Transplanting to Larger Pots
Re-potting - Fill 4" pots with dampened potting soil and label each. Apply a faint amount of fertilizer or compost being careful that fertilizer doesn't touch the plant. Place them out of direct sunlight for a few hours during the day for seven days. This will acclimatize them to the full strength of the sun for their lifespan outdoors. White or light color spots on the leaves may indicate an over-exposure to the sun.
Tomato plant stems are stronger when they've been re-potted three or four times before transplanted outdoors.
Acclimating - This procedure allows the plants to adapt to the outdoors a little at a time. Begin one to two weeks before transplanting into the garden. Transfer them outside on a shady day in an area where it is not windy for one or two hours, then return them indoors. Repeat when your schedule permits adding an hour each day.
Be gentle with the stems and roots, the leaves are not as important because they can grow back. Touching tomato leaves when they are wet increases the risk of mold. A good soak from the bottom of the pots for ten minutes once a week as mentioned above, will keep water off the seedlings.

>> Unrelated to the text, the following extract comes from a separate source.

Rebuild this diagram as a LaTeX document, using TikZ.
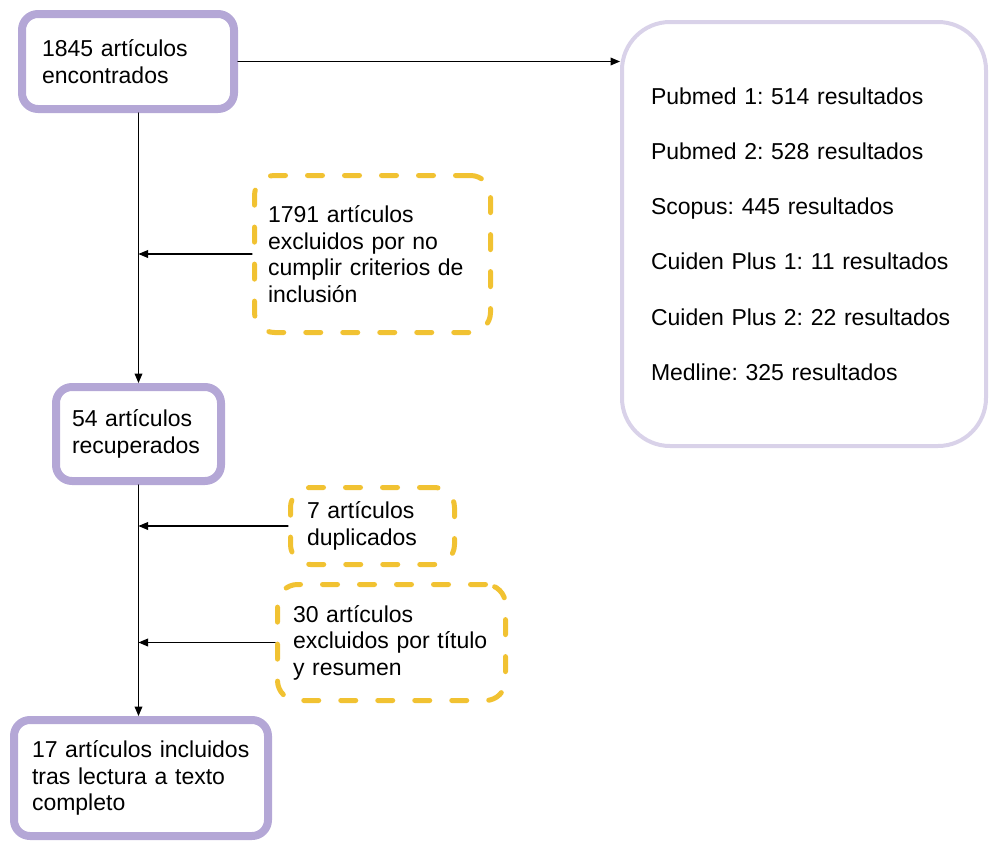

Garden plan - Outline a sketch on paper of the locations for each plant, flower and vegetable. Consider whether you need a trellis or chain-link fence for vines such as peas and squash, and stakes for tomato and cucumber. Refer to the seed packs for sun, shade and water recommendations. The companion planting method helps the soil retain nutrients and keeps pests to a minimum.
Turn or loosen the soil eight to ten inches deep. Add fertilizer according to what is suggested on the seed packs and level the soil with a garden rake. Spread a thin layer of either compost or topsoil over the top. If time permits, allow two or three days for the micro-organisms to mingle and settle.
Transplant to the Garden
The forecast for the last frost in the region where you live can be obtained by an Internet search. If you drew up a diagram, refer to it as a guide and transplant accordingly. Plant deep enough to cover all the roots then give the soil a good watering. Some seedlings may droop a bit at first, but they usually perk back within a few days. Coffee adds calcium and other nutrients to the soil. If you drink coffee and have some left, you may wish to water some plants with it after it cools.
Vegetable Guide for When to Sow Seeds
Indoor six to eight weeks before the last frost:
Cabbage, broccoli, cauliflower, peppers, parsley, onion, celery, chives and artichokes.
Start eggplant in a 4" pot only because they don't transplant well; also direct-seed eggplant outdoors in late March.
Indoors four weeks before the last frost:
Tomato seeds generally grow fast and grow the most in temperatures of 68 to 78 degrees Fahrenheit. Re-potting three to five times before transplanting makes the stems stronger.
Cucumbers, melons, squash, pumpkin, and okra.
Outdoor direct-seed in February and March:
Peas, carrots, spinach, potatoes, summer turnips, beets, onion sets and radish.
Outdoor direct-seed in April:
Lettuce and Swiss chard.
Outdoor direct-seed after date of last frost:
Beans, corn and watermelon, cucumber, squash, pumpkin and okra.
To maintain a sense of ecological harmony in your garden, it is helpful to include Marigolds and various flowers and herbs in with vegetable plants. This has to do with companion planting which is to grow certain plants next to others that assists in their growth.
Growing a vegetable garden is a learning process, so allow yourself room for trial and error. Getting an early start expands the growing season allowing time for more plants to grow. Growing your own food is a healthy, economical and rewarding experience.